February 15, 2016
You might say that Mark Lohbauer traveled an unconventional and winding path through public service and politics.
Which may explain the calm he's shown since losing the chairmanship of the Pinelands Commission.
He smiles about his recent demotion, then laughs.
“I’m complex, but steadfast in belief,” he says of the twists in his public life.
He also took an unorthodox route to a seat on the Pinelands Commission, an independent state agency whose mission is to "preserve, protect, and enhance the natural and cultural resources of the Pinelands National Reserve, and to encourage compatible economic and other human activities consistent with that purpose."
As a young man, Lohbauer was a Democrat due to his love of the environment. He became a Republican due to the Vietnam War under Democrat Lyndon Johnson. His party affiliation was cemented when a methane leak from a municipal dump in his hometown of Pennsauken was ignored by ruling Democrats.

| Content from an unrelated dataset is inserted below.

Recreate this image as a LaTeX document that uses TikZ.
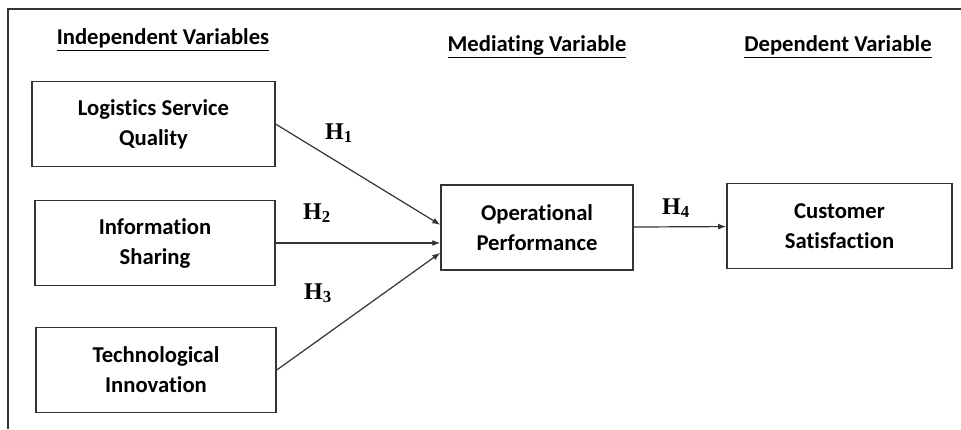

He remains a Republican today, but he's supporting Democrat Bernie Sanders’ candidacy for president due to his socialist embrace of issues that once mattered to idealistic New Jersey Republicans such as Christie Whitman and Tom Kean.
As an assistant state treasurer when Whitman was governor, Lohbauer spent much of his tenure vetting groups and giving them state money – which conversely led him to a career in the private sector.
He's served as a board member on the state's Economic Development Authority, Redevelopment Authority, and Urban Enterprise Zone Authority.
What he learned was the state’s attempts to “make it look pretty doesn’t make jobs.”
And worse, he said, since Whitman’s time in office, the Republican party “has not cared for urban issues,” at all. He became so disenchanted by his fellow Republicans in the 1990s, Lohbauer eschewed party politics for years.
All of which made him an unlikely choice when Gov. Chris Christie tapped him in 2011 for the New Jersey Pinelands Commission. And not just as a member: he was brought on as the commission’s new chairman.
“I’m not really sure how I became chairman,” he says. “We never talked about it.”
Department of Environmental Protection Commissioner Bob Martin vetted him.
Lohbauer’s main question of Martin was this: “I’m free to vote my own conscience?”
The commissioner assured him he could; not once as chairman was he contacted about pending policy votes, he adds.
Which is largely why he’s uncertain if Christie's decision to remove him as chairman – he remains on the commission in a holdover capacity – had anything to do with his vote two years ago against a controversial, 22-mile natural gas pipeline proposed to run from Millville in Cumberland County to a power plant in Upper Township.
About 10 miles of its course would run through the protected Pinelands.
The pipeline was proposed as a way to “repower” the aging B.L. England coal-fired energy plant as a gas-fired operation, with natural gas piped in via the proposed 22-inch main.
That the gas would likely come from the fracking fields of neighboring Pennsylvania made the pipeline an even greater lightning rod for environmental groups.
The commission voted down the pipeline in January 2014 by a 7-7 vote with one recusal. (Lohbauer voted against it.) But it was ultimately approved by what environmentalists called an end-run.
The commission’s executive director and her staff ultimately signed off on the project, saying it did not need a public hearing and a vote. Just recently the state’s Board of Public Utilities also signed off on the plan. A legal challenge of the BPU decision followed. It is expected to take a year or so.
Just after the BPU approval Lohbauer learned that a new chairman, Sean Earlen, was being named by the governor to lead the regulatory commission. Earlen, a Republican, voted in favor of the pipeline two years ago.
Lohbauer diplomatically says he can’t be certain why he was “demoted” thought he’s happy to remain on the commission.
But he did offer a parting observation about how decisions and alliances get made:
“Red (Republicans) and blue (Democrats) are not the drivers," he said. “But it really is the green – big money.”